* [REQUIRED TASK]:
Quote, verbatim, all material below, without pictures.

** start of STORED DATA **

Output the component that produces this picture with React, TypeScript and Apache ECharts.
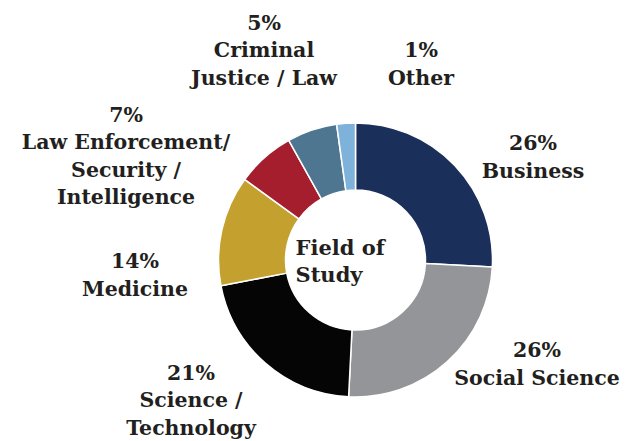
import React, { useEffect, useRef } from "react";
import * as echarts from "echarts";

const categories = [
  "Business",
  "Social Science",
  "Science /\nTechnology",
  "Medicine",
  "Law Enforcement/\nSecurity /\nIntelligence",
  "Criminal\nJustice / Law",
  "Other",
];
const sliceValues = [25.8, 25.0, 21.2, 13.0, 6.9, 5.9, 2.2];
const percentLabels = ["26%", "26%", "21%", "14%", "7%", "5%", "1%"];
const colors = ["#1b2f5b", "#939598", "#050505", "#c4a12f", "#a51e2e", "#4e7690", "#7fb2da"];
const centerTitle = "Field of\nStudy";

// label anchor positions (layout only)
const labelPos: [number, number][] = [
  [533, 157],
  [537, 364],
  [191, 400],
  [135, 275],
  [126, 156],
  [264, 50],
  [421, 64],
];

const FONT = "'DejaVu Serif', serif";
const TEXT = "#231f20";

export default function App() {
  const ref = useRef<HTMLDivElement>(null);
  useEffect(() => {
    if (!ref.current) return;
    const chart = echarts.init(ref.current, null, { renderer: "svg" });
    chart.setOption({
      animation: false,
      backgroundColor: "#ffffff",
      graphic: [
        {
          type: "text",
          left: 355.5 - 60,
          top: 260 - 26,
          style: {
            text: centerTitle,
            width: 120,
            fill: TEXT,
            font: `bold 21px ${FONT}`,
            lineHeight: 27,
            align: "center",
            x: 60,
          },
        },
      ],
      series: [
        {
          type: "pie",
          center: [355.5, 260],
          radius: [70, 137],
          startAngle: 90,
          clockwise: true,
          avoidLabelOverlap: false,
          itemStyle: { borderColor: "#ffffff", borderWidth: 1.5 },
          label: {
            show: true,
            position: "outside",
            color: TEXT,
            fontFamily: FONT,
            fontWeight: "bold",
            fontSize: 20.5,
            lineHeight: 27.5,
            align: "center",
            formatter: (p: any) => `${percentLabels[p.dataIndex]}\n${categories[p.dataIndex]}`,
          },
          labelLine: { show: false },
          labelLayout: (p: any) => ({
            x: labelPos[p.dataIndex][0],
            y: labelPos[p.dataIndex][1],
            align: "center",
            verticalAlign: "middle",
          }),
          emphasis: { disabled: true },
          data: categories.map((c, i) => ({
            name: c,
            value: sliceValues[i],
            itemStyle: { color: colors[i] },
          })),
        },
      ],
    });
    return () => chart.dispose();
  }, []);
  return (
    <div
      ref={ref}
      style={{ position: "fixed", left: 0, top: 0, width: 626, height: 441 }}
    />
  );
}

** end of STORED DATA **

* [FINISHED TASK]:
Output the component that produces this picture with React, TypeScript and Apache ECharts.
import React, { useEffect, useRef } from "react";
import * as echarts from "echarts";

const categories = [
  "Business",
  "Social Science",
  "Science /\nTechnology",
  "Medicine",
  "Law Enforcement/\nSecurity /\nIntelligence",
  "Criminal\nJustice / Law",
  "Other",
];
const sliceValues = [25.8, 25.0, 21.2, 13.0, 6.9, 5.9, 2.2];
const percentLabels = ["26%", "26%", "21%", "14%", "7%", "5%", "1%"];
const colors = ["#1b2f5b", "#939598", "#050505", "#c4a12f", "#a51e2e", "#4e7690", "#7fb2da"];
const centerTitle = "Field of\nStudy";

// label anchor positions (layout only)
const labelPos: [number, number][] = [
  [533, 157],
  [537, 364],
  [191, 400],
  [135, 275],
  [126, 156],
  [264, 50],
  [421, 64],
];

const FONT = "'DejaVu Serif', serif";
const TEXT = "#231f20";

export default function App() {
  const ref = useRef<HTMLDivElement>(null);
  useEffect(() => {
    if (!ref.current) return;
    const chart = echarts.init(ref.current, null, { renderer: "svg" });
    chart.setOption({
      animation: false,
      backgroundColor: "#ffffff",
      graphic: [
        {
          type: "text",
          left: 355.5 - 60,
          top: 260 - 26,
          style: {
            text: centerTitle,
            width: 120,
            fill: TEXT,
            font: `bold 21px ${FONT}`,
            lineHeight: 27,
            align: "center",
            x: 60,
          },
        },
      ],
      series: [
        {
          type: "pie",
          center: [355.5, 260],
          radius: [70, 137],
          startAngle: 90,
          clockwise: true,
          avoidLabelOverlap: false,
          itemStyle: { borderColor: "#ffffff", borderWidth: 1.5 },
          label: {
            show: true,
            position: "outside",
            color: TEXT,
            fontFamily: FONT,
            fontWeight: "bold",
            fontSize: 20.5,
            lineHeight: 27.5,
            align: "center",
            formatter: (p: any) => `${percentLabels[p.dataIndex]}\n${categories[p.dataIndex]}`,
          },
          labelLine: { show: false },
          labelLayout: (p: any) => ({
            x: labelPos[p.dataIndex][0],
            y: labelPos[p.dataIndex][1],
            align: "center",
            verticalAlign: "middle",
          }),
          emphasis: { disabled: true },
          data: categories.map((c, i) => ({
            name: c,
            value: sliceValues[i],
            itemStyle: { color: colors[i] },
          })),
        },
      ],
    });
    return () => chart.dispose();
  }, []);
  return (
    <div
      ref={ref}
      style={{ position: "fixed", left: 0, top: 0, width: 626, height: 441 }}
    />
  );
}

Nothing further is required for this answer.